WHAT IS NEEDED:
Say how many lines contain the string "this". Give no other output.

ROWS:
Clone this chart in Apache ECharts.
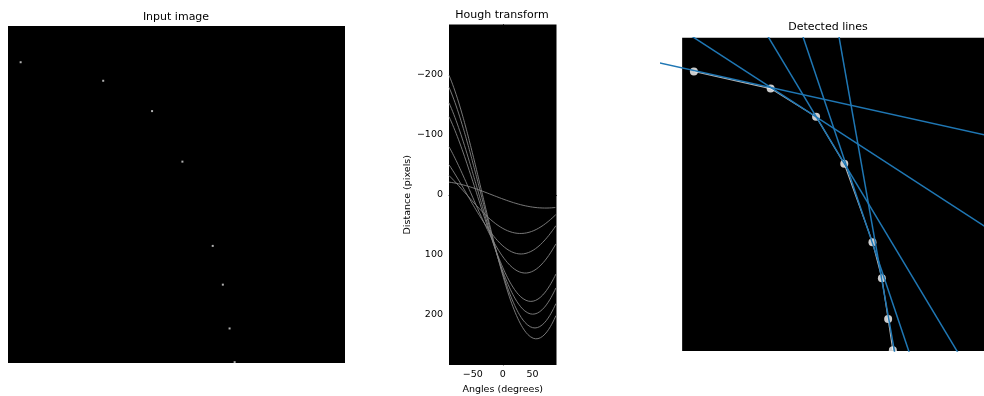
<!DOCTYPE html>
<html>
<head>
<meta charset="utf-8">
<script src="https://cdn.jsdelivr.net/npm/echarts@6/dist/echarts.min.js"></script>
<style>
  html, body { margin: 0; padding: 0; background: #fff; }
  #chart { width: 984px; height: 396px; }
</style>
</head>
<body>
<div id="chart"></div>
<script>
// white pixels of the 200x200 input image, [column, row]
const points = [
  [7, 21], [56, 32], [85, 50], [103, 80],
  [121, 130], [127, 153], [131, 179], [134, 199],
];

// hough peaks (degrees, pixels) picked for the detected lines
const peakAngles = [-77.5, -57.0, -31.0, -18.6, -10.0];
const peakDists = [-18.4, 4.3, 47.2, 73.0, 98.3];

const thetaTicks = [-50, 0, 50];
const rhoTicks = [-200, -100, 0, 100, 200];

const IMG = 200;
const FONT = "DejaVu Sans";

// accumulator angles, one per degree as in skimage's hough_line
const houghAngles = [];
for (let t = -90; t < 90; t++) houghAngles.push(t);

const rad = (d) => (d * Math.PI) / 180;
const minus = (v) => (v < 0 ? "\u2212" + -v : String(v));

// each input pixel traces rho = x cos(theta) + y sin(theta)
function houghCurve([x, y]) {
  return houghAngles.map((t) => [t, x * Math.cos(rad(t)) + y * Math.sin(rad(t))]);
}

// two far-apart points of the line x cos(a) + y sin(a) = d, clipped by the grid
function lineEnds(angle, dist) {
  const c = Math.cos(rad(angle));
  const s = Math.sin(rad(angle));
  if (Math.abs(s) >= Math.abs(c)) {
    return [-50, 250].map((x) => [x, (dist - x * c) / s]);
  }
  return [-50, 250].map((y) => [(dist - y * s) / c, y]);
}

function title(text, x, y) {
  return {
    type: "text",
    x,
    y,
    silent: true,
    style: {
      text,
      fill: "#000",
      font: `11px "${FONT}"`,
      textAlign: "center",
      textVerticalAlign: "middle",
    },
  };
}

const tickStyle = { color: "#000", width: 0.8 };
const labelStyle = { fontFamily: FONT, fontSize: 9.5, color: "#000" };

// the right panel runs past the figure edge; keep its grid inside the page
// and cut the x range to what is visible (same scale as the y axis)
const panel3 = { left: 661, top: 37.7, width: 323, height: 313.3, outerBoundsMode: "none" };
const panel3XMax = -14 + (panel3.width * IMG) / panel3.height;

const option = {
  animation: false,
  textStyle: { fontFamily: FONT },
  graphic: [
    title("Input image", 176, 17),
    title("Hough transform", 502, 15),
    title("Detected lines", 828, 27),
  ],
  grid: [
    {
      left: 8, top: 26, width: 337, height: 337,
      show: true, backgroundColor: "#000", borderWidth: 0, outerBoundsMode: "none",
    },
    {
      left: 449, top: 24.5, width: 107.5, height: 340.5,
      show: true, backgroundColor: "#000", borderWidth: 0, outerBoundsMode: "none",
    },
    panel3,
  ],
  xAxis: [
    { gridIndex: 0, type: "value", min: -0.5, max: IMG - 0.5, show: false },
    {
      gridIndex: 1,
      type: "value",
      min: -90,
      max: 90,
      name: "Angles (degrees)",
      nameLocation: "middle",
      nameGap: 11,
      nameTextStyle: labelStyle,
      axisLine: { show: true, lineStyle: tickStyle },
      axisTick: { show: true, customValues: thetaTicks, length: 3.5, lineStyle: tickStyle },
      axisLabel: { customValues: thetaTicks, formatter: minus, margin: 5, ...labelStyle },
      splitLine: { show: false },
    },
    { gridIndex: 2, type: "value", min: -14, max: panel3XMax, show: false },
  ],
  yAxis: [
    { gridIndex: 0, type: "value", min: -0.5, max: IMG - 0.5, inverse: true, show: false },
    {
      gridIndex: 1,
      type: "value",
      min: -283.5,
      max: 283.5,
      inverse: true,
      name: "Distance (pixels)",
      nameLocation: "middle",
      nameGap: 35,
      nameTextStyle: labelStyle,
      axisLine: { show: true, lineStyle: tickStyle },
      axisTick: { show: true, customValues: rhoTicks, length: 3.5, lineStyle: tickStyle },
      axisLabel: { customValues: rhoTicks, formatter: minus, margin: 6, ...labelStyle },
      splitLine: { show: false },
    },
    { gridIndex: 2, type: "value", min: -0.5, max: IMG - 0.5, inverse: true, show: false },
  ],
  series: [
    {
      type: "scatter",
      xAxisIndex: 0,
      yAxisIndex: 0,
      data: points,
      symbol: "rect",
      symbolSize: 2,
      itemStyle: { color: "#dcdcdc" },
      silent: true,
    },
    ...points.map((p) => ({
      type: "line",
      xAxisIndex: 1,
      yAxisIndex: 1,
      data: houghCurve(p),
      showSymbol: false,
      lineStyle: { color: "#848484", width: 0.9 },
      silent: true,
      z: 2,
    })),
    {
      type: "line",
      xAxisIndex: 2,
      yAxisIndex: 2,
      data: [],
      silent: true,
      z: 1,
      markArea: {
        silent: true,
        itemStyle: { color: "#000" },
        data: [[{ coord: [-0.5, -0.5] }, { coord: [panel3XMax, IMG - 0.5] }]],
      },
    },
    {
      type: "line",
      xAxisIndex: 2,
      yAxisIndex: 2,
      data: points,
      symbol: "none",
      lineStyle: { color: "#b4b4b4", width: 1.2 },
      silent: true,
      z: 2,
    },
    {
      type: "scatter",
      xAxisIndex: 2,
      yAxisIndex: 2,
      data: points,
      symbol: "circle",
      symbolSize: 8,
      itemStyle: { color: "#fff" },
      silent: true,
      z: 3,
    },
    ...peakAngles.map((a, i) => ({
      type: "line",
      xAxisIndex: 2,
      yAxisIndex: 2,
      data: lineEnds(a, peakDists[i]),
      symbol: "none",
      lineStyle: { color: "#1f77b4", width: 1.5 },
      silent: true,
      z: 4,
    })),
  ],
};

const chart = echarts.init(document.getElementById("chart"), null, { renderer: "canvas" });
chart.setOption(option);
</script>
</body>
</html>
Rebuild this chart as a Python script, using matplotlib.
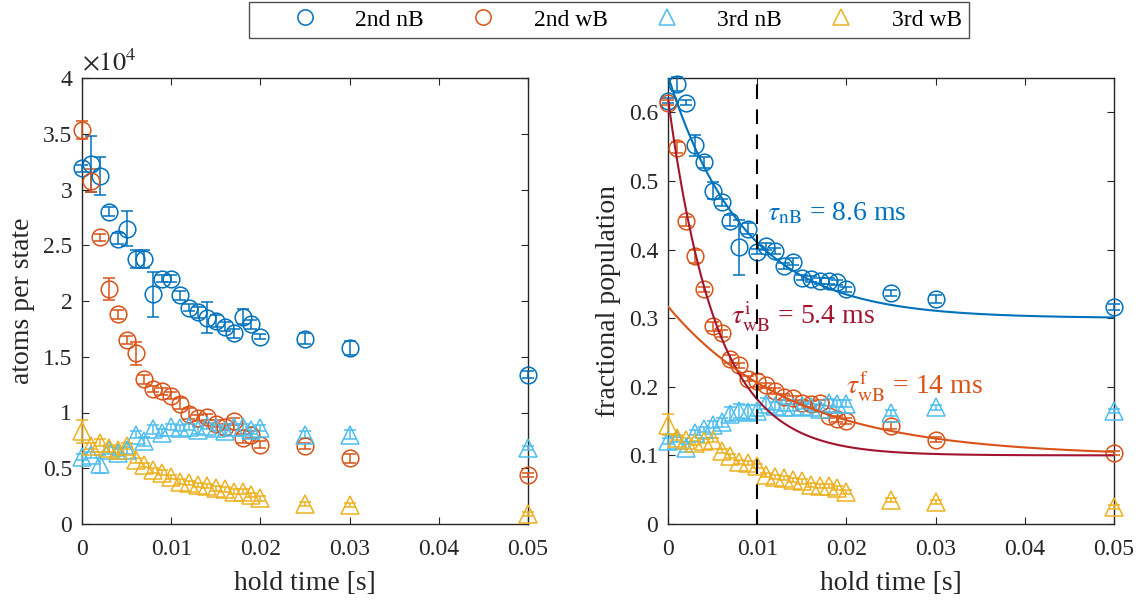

EXERCISE OUTPUT:
2